Diamond v. Charles

PETITIONER: Diamond
RESPONDENT: Charles
LOCATION: Court in Ouachita County

DOCKET NO.: 84-1379
DECIDED BY: Burger Court (1981-1986)
LOWER COURT: United States Court of Appeals for the Seventh Circuit

CITATION: 476 US 54 (1986)
ARGUED: Nov 05, 1985
DECIDED: Apr 30, 1986

ADVOCATES:
Dennis J. Horan - on behalf of Appellants
R. Peter Carey - on behalf of Appellees

Facts of the case

Question

Media for Diamond v. Charles

Audio Transcription for Oral Argument - November 05, 1985 in Diamond v. Charles

Warren E. Burger:

Mr. Horan, I think you may proceed when you're ready.

Dennis J. Horan:

Mr. Chief Justice and may it please the Court:

This is an appeal from a final judgment of the Seventh Circuit, an appeal brought by the intervening defendants in that case.

The first issue of the case is one that has been raised in the briefs about the standing of the intervening defendants to bring this appeal under the doctrine of case of controversy.

Three things happened below: There was a declaratory judgment; where was an injunction; and there was a judgment against the individual intervenors for $100,000 for legal fees.

The liability for the judgment will be appealed to the Seventh Circuit, but the amount of the judgment can only be litigated here because it's intertwined with the issues in this case, that is to say, who is the prevailing party on these issues.

If this Court reverses the Seventh Circuit, then the amount of the judgment will be lessened since they no longer are the prevailing parties on the issues before this Court.

The standing or the real controversy thus between the parties to this case is a very real sum of money, a judgment that runs in favor of the individual plaintiff physicians in this case and against the individual defendants intervenors whom I represent.

They represent, therefore, a far greater stake, one might say, in the outcome of this case than the intervening appellants in Bryant versus Yellin, who were given standing to appeal on the basis of the water problem that existed in the Imperial Valley on the problem that existed in the Imperial Valley on the standing argument that they desired to purchase farmlands in the Imperial Valley if farmland should become available because of the application of 46 in that case.

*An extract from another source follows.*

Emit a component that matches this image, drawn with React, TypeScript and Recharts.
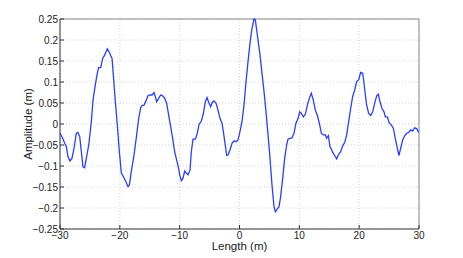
import React from 'react';
import { LineChart, Line, XAxis, YAxis, CartesianGrid, ReferenceLine } from 'recharts';

const lengths = [
  -30, -29.55, -29.22, -28.94, -28.66, -28.33, -28.0, -27.66, -27.27, -27.0, -26.7, -26.43, -26.16, -25.88,
  -25.6, -25.2, -24.76, -24.48, -24.1, -23.76, -23.54, -23.2, -22.87, -22.54, -22.1, -21.8, -21.53, -21.3,
  -21.09, -20.75, -20.42, -20.08, -19.75, -19.42, -19.0, -18.64, -18.4, -18.08, -17.63, -17.19, -16.85,
  -16.52, -16.3, -15.96, -15.63, -15.3, -14.96, -14.62, -14.29, -14.07, -13.85, -13.51, -13.18, -12.84,
  -12.5, -12.17, -11.84, -11.5, -11.17, -10.84, -10.5, -10.17, -10.0, -9.72, -9.44, -9.16, -8.88, -8.61,
  -8.27, -8.05, -7.77, -7.38, -7.05, -6.77, -6.38, -6.04, -5.71, -5.43, -5.15, -4.82, -4.54, -4.26, -3.92,
  -3.59, -3.25, -2.92, -2.7, -2.42, -2.14, -1.92, -1.59, -1.25, -0.92, -0.58, -0.25, 0.08, 0.42, 0.75, 1.09,
  1.42, 1.75, 2.09, 2.42, 2.65, 2.98, 3.43, 3.76, 4.1, 4.43, 4.77, 5.1, 5.43, 5.77, 5.99, 6.33, 6.6, 6.88,
  7.22, 7.55, 7.88, 8.1, 8.44, 8.77, 9.11, 9.44, 9.78, 10.06, 10.33, 10.67, 11.0, 11.34, 11.67, 12.0, 12.34,
  12.67, 13.0, 13.34, 13.68, 14.01, 14.35, 14.57, 14.85, 15.13, 15.35, 15.68, 16.02, 16.24, 16.57, 16.91,
  17.24, 17.58, 17.91, 18.25, 18.58, 18.91, 19.25, 19.58, 19.92, 20.25, 20.59, 20.81, 21.03, 21.25, 21.59,
  21.92, 22.26, 22.59, 22.93, 23.2, 23.48, 23.82, 24.15, 24.37, 24.71, 25.04, 25.37, 25.71, 26.04, 26.32,
  26.65, 26.93, 27.27, 27.6, 27.94, 28.27, 28.61, 28.94, 29.27, 29.61, 29.95,
];

const amplitudes = [
  -0.022, -0.034, -0.046, -0.054, -0.078, -0.088, -0.082, -0.058, -0.022, -0.02, -0.03, -0.066, -0.102, -0.104,
  -0.082, -0.05, 0.006, 0.057, 0.093, 0.121, 0.134, 0.134, 0.156, 0.164, 0.179, 0.172, 0.163, 0.156,
  0.117, 0.053, -0.002, -0.066, -0.117, -0.125, -0.137, -0.149, -0.145, -0.113, -0.074, -0.026, 0.013,
  0.039, 0.044, 0.045, 0.055, 0.067, 0.069, 0.069, 0.075, 0.065, 0.053, 0.061, 0.069, 0.067,
  0.061, 0.049, 0.021, -0.006, -0.034, -0.066, -0.086, -0.106, -0.121, -0.135, -0.129, -0.112, -0.117, -0.121,
  -0.11, -0.066, -0.036, -0.036, -0.022, -0.001, 0.007, 0.025, 0.053, 0.063, 0.052, 0.041, 0.052, 0.055, 0.049,
  0.033, 0.013, 0.002, -0.018, -0.046, -0.075, -0.074, -0.062, -0.046, -0.04, -0.042, -0.038, -0.018, 0.006, 0.045, 0.101,
  0.148, 0.192, 0.228, 0.25, 0.248, 0.212, 0.164, 0.121, 0.077, 0.029, -0.026, -0.082, -0.145, -0.197, -0.209, -0.202, -0.197, -0.173,
  -0.129, -0.082, -0.05, -0.036, -0.034, -0.033, -0.022, 0.002, 0.013, 0.029, 0.025, 0.017, 0.023, 0.045, 0.061, 0.073, 0.057,
  0.033, 0.021, 0.002, -0.022, -0.026, -0.026, -0.034, -0.028, -0.054, -0.06, -0.07, -0.078, -0.083, -0.072, -0.066,
  -0.052, -0.044, -0.026, 0.006, 0.037, 0.065, 0.081, 0.101, 0.105, 0.123, 0.121, 0.097, 0.069, 0.045, 0.025,
  0.02, 0.029, 0.049, 0.067, 0.071, 0.053, 0.037, 0.029, 0.017, 0.017, 0.002, -0.002, -0.01, -0.034, -0.054,
  -0.075, -0.058, -0.038, -0.028, -0.022, -0.02, -0.014, -0.017, -0.009, -0.011, -0.02,
];

const xTicks = [-30, -20, -10, 0, 10, 20, 30];
const yTicks = [-0.25, -0.2, -0.15, -0.1, -0.05, 0, 0.05, 0.1, 0.15, 0.2, 0.25];

const data = lengths.map((x, i) => ({ x, y: amplitudes[i] }));

const FONT = '"Liberation Sans", Arial, sans-serif';
const fmt = (v: number) => (v < 0 ? '\u2212' + String(-v) : String(v));

export default function App() {
  return (
    <div style={{ position: 'absolute', left: 0, top: 0, width: 463, height: 258, background: '#fff' }}>
      <LineChart width={463} height={258} data={data} margin={{ top: 19, right: 44, bottom: 0, left: 0 }}>
        <CartesianGrid stroke="#c8c8c8" strokeDasharray="1 2" strokeWidth={0.8} />
        <ReferenceLine y={0.25} stroke="#888" strokeWidth={1} />
        <ReferenceLine x={30} stroke="#888" strokeWidth={1} />
        <XAxis
          dataKey="x"
          type="number"
          domain={[-30, 30]}
          ticks={xTicks}
          interval={0}
          height={29}
          tickSize={-4}
          tickMargin={7}
          tickFormatter={fmt}
          stroke="#333"
          tick={{ fill: '#222', fontSize: 10, fontFamily: FONT }}
          label={{
            content: (p: any) => (
              <text
                x={p.viewBox.x + p.viewBox.width / 2}
                y={p.viewBox.y + 21}
                textAnchor="middle"
                fontSize={11.5}
                fontFamily={FONT}
                fill="#222"
              >
                Length (m)
              </text>
            ),
          }}
        />
        <XAxis
          xAxisId="top"
          orientation="top"
          type="number"
          domain={[-30, 30]}
          ticks={xTicks}
          interval={0}
          height={0}
          tickSize={-4}
          stroke="#888"
          tick={() => <g />}
        />
        <YAxis
          type="number"
          domain={[-0.25, 0.25]}
          ticks={yTicks}
          interval={0}
          width={60}
          tickSize={-4}
          tickMargin={6}
          tickFormatter={fmt}
          stroke="#333"
          tick={{ fill: '#222', fontSize: 10, fontFamily: FONT }}
          label={{
            content: (p: any) => {
              const cx = 28;
              const cy = p.viewBox.y + p.viewBox.height / 2;
              return (
                <text
                  x={cx}
                  y={cy}
                  transform={`rotate(-90 ${cx} ${cy})`}
                  textAnchor="middle"
                  dominantBaseline="central"
                  fontSize={11.5}
                  fontFamily={FONT}
                  fill="#222"
                >
                  Amplitude (m)
                </text>
              );
            },
          }}
        />
        <YAxis
          yAxisId="right"
          orientation="right"
          type="number"
          domain={[-0.25, 0.25]}
          ticks={yTicks}
          interval={0}
          width={0}
          tickSize={-4}
          stroke="#888"
          tick={() => <g />}
        />
        <Line
          dataKey="y"
          type="linear"
          stroke="#2b3dff"
          strokeWidth={1.3}
          dot={false}
          isAnimationActive={false}
        />
      </LineChart>
    </div>
  );
}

No one was required to sell, but standing to appeal was nonetheless granted for purposes of the appeal on the mere probability that someone might sell below market depending upon the outcome of Section 46.

Harry A. Blackmun:

Mr. Horan, again a matter of curiosity.

You started the case off with a man named Campbell as a plaintiff.

When did he get off the train?

Dennis J. Horan:

Pardon me, Judge?

Harry A. Blackmun:

One of your original plaintiffs was named Campbell.

Dennis J. Horan:

Campbell.

He is still in the case technically.

There has been no order dismissing him and no order removing him from the case.

Harry A. Blackmun:

But you don't even name him here as an Appellant.

Dennis J. Horan:

Yes.

Technically, he is in the case; as far as all the parties are concerned, he has been removed.

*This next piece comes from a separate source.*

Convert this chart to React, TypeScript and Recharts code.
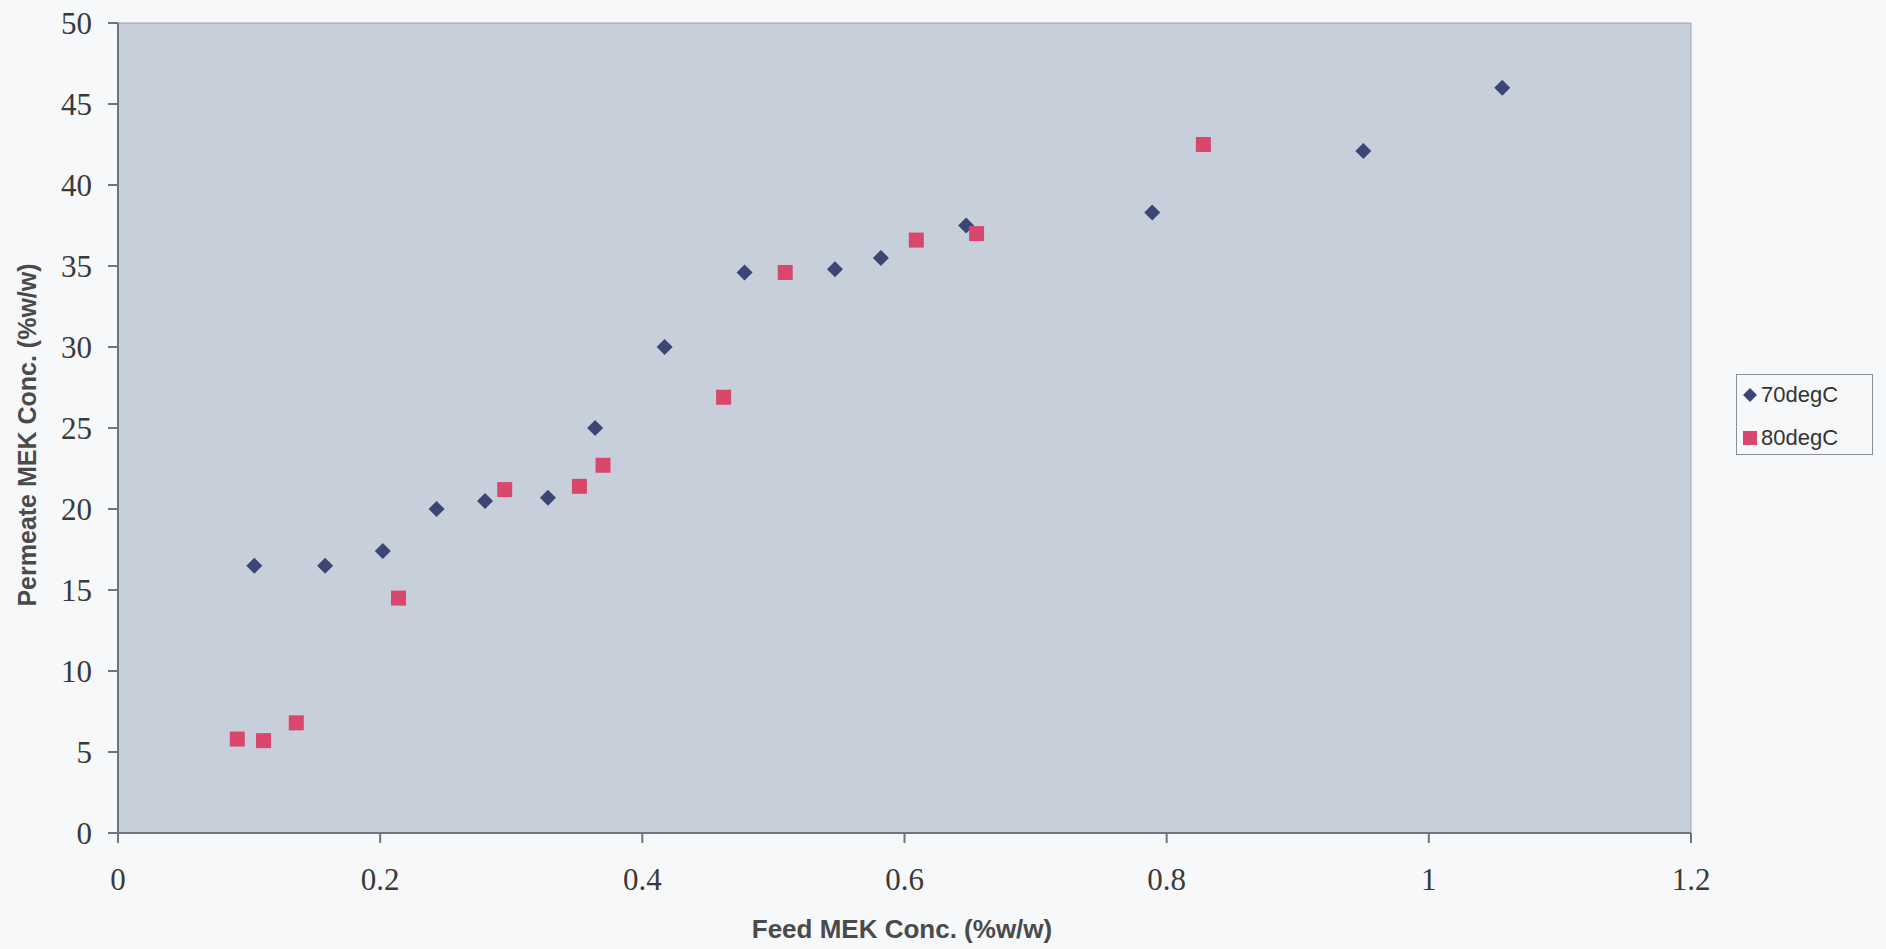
import React from "react";
import {
    ScatterChart,
    Scatter,
    XAxis,
    YAxis,
    ReferenceArea,
    Label,
} from "recharts";

// feed MEK conc (x) and permeate MEK conc (y)
const feed70 = [0.104, 0.158, 0.202, 0.243, 0.280, 0.328, 0.364, 0.417, 0.478, 0.547, 0.582, 0.647, 0.789, 0.950, 1.056];
const perm70 = [16.5, 16.5, 17.4, 20.0, 20.5, 20.7, 25.0, 30.0, 34.6, 34.8, 35.5, 37.5, 38.3, 42.1, 46.0];

const feed80 = [0.091, 0.111, 0.136, 0.214, 0.295, 0.352, 0.370, 0.462, 0.509, 0.609, 0.655, 0.828];
const perm80 = [5.8, 5.7, 6.8, 14.5, 21.2, 21.4, 22.7, 26.9, 34.6, 36.6, 37.0, 42.5];

const xTicks = [0, 0.2, 0.4, 0.6, 0.8, 1, 1.2];
const yTicks = [0, 5, 10, 15, 20, 25, 30, 35, 40, 45, 50];

const series70 = feed70.map((x, i) => ({ x, y: perm70[i] }));
const series80 = feed80.map((x, i) => ({ x, y: perm80[i] }));

const navy = "#3b4675";
const pink = "#da476c";
const sans = "'Liberation Sans', Arial, sans-serif";

const Diamond = (props: any) => {
    const { cx, cy } = props;
    const r = 8;
    return (
        <polygon
            points={`${cx},${cy - r} ${cx + r},${cy} ${cx},${cy + r} ${cx - r},${cy}`}
            fill={navy}
        />
    );
};

const Square = (props: any) => {
    const { cx, cy } = props;
    const s = 15;
    return <rect x={cx - s / 2} y={cy - s / 2} width={s} height={s} fill={pink} />;
};

const LegendBox = () => (
    <div
        style={{
            position: "absolute",
            left: 1736,
            top: 374,
            width: 135,
            height: 79,
            border: "1px solid #8a8e96",
            background: "#f6f8fa",
            fontFamily: sans,
            fontSize: 22,
            color: "#333",
        }}
    >
        <div style={{ display: "flex", alignItems: "center", height: 22, marginTop: 9 }}>
            <svg width={24} height={20}>
                <polygon points="13,3 20,10 13,17 6,10" fill={navy} />
            </svg>
            <span>70degC</span>
        </div>
        <div style={{ display: "flex", alignItems: "center", height: 22, marginTop: 21 }}>
            <svg width={24} height={20}>
                <rect x={6} y={3} width={14} height={14} fill={pink} />
            </svg>
            <span>80degC</span>
        </div>
    </div>
);

export default function App() {
    const tickStyle = { fill: "#3a3a3a", fontSize: 31, fontFamily: "'Liberation Serif', 'Times New Roman', serif" };
    return (
        <div style={{ position: "absolute", left: 0, top: 0, width: 1886, height: 949, background: "#f6f8fa" }}>
            <ScatterChart
                width={1886}
                height={949}
                margin={{ top: 23, right: 195, left: 0, bottom: 0 }}
            >
                <ReferenceArea
                    x1={0}
                    x2={1.2}
                    y1={0}
                    y2={50}
                    fill="#c7cfdb"
                    fillOpacity={1}
                    stroke="#9ea4ae"
                    strokeWidth={1}
                    ifOverflow="extendDomain"
                />
                <XAxis
                    type="number"
                    dataKey="x"
                    domain={[0, 1.2]}
                    ticks={xTicks}
                    height={116}
                    tickSize={10}
                    tickMargin={25}
                    stroke="#6f7580"
                    strokeWidth={2}
                    tick={tickStyle}
                >
                    <Label
                        content={() => (
                            <text x={902} y={938} textAnchor="middle" fontSize={26} fontWeight="bold" fill="#4a4a4a" fontFamily={sans}>
                                Feed MEK Conc. (%w/w)
                            </text>
                        )}
                    />
                </XAxis>
                <YAxis
                    type="number"
                    dataKey="y"
                    domain={[0, 50]}
                    ticks={yTicks}
                    width={118}
                    tickSize={10}
                    tickMargin={16}
                    stroke="#6f7580"
                    strokeWidth={2}
                    tick={tickStyle}
                >
                    <Label
                        content={() => (
                            <text
                                transform="translate(36,435) rotate(-90)"
                                textAnchor="middle"
                                fontSize={25}
                                fontWeight="bold"
                                fill="#4a4a4a"
                                fontFamily={sans}
                            >
                                Permeate MEK Conc. (%w/w)
                            </text>
                        )}
                    />
                </YAxis>
                <Scatter name="70degC" data={series70} shape={Diamond} isAnimationActive={false} />
                <Scatter name="80degC" data={series80} shape={Square} isAnimationActive={false} />
            </ScatterChart>
            <LegendBox />
        </div>
    );
}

It is not too different from what you heard in a previous argument.

Thus the litigants here, the intervening--

Harry A. Blackmun:

Are you representing him?

Dennis J. Horan:

--Yes, Your Honor.

Thurgood Marshall:

Was he on the notice of appeal?

Dennis J. Horan:

I'd have to check the notice of appeal, Your Honor.

I'm not quite sure.

Thurgood Marshall:

Well, my whole point is, how can he be here if he's not on the notice of appeal?

Dennis J. Horan:

If he's not on the notice of appeal, then he is not a party before this court.